**What the task asks**
Below is a listing; print exactly its lines from the one containing "Write the TikZ code for this diagram." down to the one containing "(cdss) at (1308,192)", both inclusive, with every picture left out.

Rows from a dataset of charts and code
--- Begin ---
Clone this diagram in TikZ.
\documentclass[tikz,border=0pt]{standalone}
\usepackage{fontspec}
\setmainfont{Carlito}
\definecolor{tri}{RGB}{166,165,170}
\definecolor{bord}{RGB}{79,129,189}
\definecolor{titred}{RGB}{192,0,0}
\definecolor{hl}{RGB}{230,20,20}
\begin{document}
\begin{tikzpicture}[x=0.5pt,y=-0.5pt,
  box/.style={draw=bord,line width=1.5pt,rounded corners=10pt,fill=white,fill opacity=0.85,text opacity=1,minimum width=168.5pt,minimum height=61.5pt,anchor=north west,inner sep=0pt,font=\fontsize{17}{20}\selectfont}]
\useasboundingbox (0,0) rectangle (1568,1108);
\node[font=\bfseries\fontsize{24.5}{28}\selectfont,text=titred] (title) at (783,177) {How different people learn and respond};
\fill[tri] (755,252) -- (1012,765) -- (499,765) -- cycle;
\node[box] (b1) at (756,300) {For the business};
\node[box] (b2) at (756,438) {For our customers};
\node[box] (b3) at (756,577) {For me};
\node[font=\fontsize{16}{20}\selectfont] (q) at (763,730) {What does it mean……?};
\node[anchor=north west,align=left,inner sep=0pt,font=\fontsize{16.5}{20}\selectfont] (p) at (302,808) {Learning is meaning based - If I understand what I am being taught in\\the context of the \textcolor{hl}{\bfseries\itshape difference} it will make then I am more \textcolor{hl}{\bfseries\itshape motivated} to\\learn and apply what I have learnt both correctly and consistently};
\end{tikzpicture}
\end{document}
--- End ---
--- Begin ---
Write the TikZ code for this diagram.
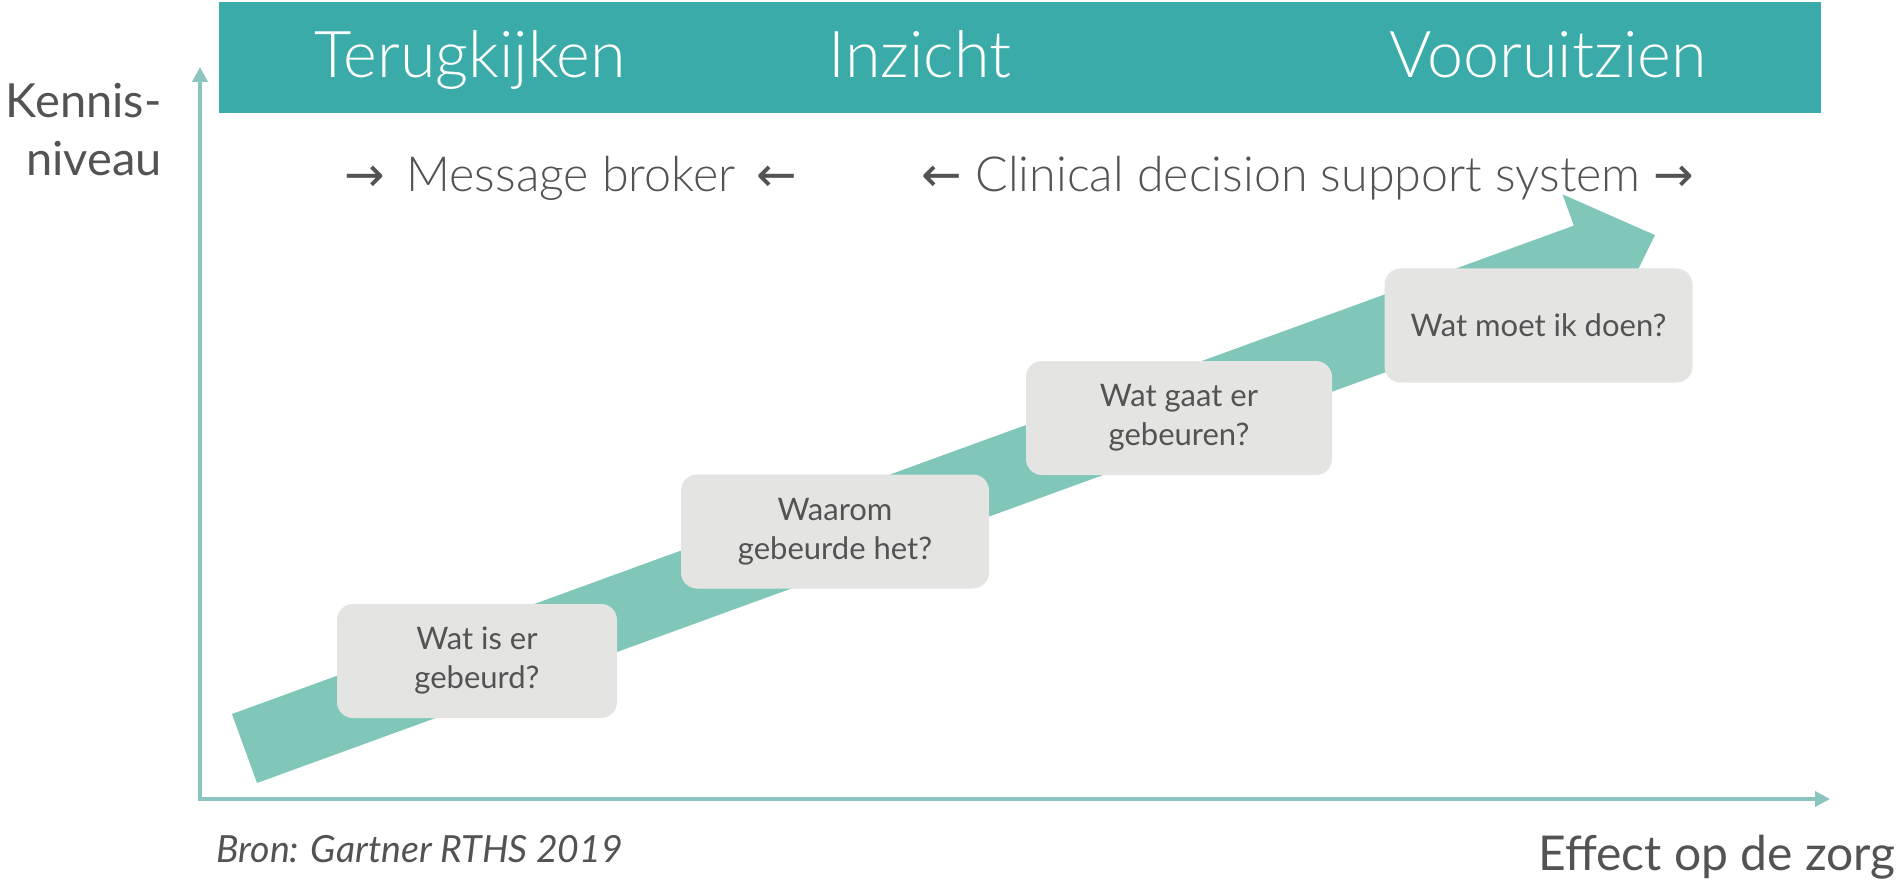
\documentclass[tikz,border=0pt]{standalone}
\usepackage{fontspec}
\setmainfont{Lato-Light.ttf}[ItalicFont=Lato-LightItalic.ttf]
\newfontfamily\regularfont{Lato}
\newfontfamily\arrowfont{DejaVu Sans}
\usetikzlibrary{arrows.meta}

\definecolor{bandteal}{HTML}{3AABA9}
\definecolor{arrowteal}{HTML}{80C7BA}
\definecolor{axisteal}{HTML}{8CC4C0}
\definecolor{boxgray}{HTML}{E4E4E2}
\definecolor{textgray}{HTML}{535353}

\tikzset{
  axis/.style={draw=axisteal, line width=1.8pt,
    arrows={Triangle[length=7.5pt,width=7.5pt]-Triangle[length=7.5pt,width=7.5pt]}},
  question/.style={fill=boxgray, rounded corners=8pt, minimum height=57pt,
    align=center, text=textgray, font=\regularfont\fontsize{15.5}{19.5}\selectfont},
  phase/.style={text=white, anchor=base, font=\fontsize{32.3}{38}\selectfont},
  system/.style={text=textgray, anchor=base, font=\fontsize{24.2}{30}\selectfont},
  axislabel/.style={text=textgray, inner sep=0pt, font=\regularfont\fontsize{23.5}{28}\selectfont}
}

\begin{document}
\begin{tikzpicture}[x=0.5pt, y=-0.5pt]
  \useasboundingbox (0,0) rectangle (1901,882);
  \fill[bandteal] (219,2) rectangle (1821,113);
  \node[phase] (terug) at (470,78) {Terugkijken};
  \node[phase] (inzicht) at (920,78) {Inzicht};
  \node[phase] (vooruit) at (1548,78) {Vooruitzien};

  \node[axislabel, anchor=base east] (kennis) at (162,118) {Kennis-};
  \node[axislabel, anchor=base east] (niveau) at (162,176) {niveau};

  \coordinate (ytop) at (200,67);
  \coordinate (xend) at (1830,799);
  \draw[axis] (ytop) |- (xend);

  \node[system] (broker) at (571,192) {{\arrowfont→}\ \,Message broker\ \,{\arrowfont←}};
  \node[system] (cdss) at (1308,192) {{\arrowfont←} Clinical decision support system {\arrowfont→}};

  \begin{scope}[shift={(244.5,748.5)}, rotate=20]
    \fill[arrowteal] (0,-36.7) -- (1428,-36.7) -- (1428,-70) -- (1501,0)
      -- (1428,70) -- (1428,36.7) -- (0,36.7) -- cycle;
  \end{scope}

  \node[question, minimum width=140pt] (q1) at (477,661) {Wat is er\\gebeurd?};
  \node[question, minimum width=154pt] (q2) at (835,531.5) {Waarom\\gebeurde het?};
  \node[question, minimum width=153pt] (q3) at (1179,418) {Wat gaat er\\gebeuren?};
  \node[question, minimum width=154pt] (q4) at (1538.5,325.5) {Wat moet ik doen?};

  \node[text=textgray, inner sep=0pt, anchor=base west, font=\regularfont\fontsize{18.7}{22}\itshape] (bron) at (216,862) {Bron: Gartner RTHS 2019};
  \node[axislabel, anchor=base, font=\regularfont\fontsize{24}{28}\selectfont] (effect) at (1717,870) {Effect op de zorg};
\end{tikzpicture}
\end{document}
--- End ---
**Solution**
Write the TikZ code for this diagram.
\documentclass[tikz,border=0pt]{standalone}
\usepackage{fontspec}
\setmainfont{Lato-Light.ttf}[ItalicFont=Lato-LightItalic.ttf]
\newfontfamily\regularfont{Lato}
\newfontfamily\arrowfont{DejaVu Sans}
\usetikzlibrary{arrows.meta}

\definecolor{bandteal}{HTML}{3AABA9}
\definecolor{arrowteal}{HTML}{80C7BA}
\definecolor{axisteal}{HTML}{8CC4C0}
\definecolor{boxgray}{HTML}{E4E4E2}
\definecolor{textgray}{HTML}{535353}

\tikzset{
  axis/.style={draw=axisteal, line width=1.8pt,
    arrows={Triangle[length=7.5pt,width=7.5pt]-Triangle[length=7.5pt,width=7.5pt]}},
  question/.style={fill=boxgray, rounded corners=8pt, minimum height=57pt,
    align=center, text=textgray, font=\regularfont\fontsize{15.5}{19.5}\selectfont},
  phase/.style={text=white, anchor=base, font=\fontsize{32.3}{38}\selectfont},
  system/.style={text=textgray, anchor=base, font=\fontsize{24.2}{30}\selectfont},
  axislabel/.style={text=textgray, inner sep=0pt, font=\regularfont\fontsize{23.5}{28}\selectfont}
}

\begin{document}
\begin{tikzpicture}[x=0.5pt, y=-0.5pt]
  \useasboundingbox (0,0) rectangle (1901,882);
  \fill[bandteal] (219,2) rectangle (1821,113);
  \node[phase] (terug) at (470,78) {Terugkijken};
  \node[phase] (inzicht) at (920,78) {Inzicht};
  \node[phase] (vooruit) at (1548,78) {Vooruitzien};

  \node[axislabel, anchor=base east] (kennis) at (162,118) {Kennis-};
  \node[axislabel, anchor=base east] (niveau) at (162,176) {niveau};

  \coordinate (ytop) at (200,67);
  \coordinate (xend) at (1830,799);
  \draw[axis] (ytop) |- (xend);

  \node[system] (broker) at (571,192) {{\arrowfont→}\ \,Message broker\ \,{\arrowfont←}};
  \node[system] (cdss) at (1308,192) {{\arrowfont←} Clinical decision support system {\arrowfont→}};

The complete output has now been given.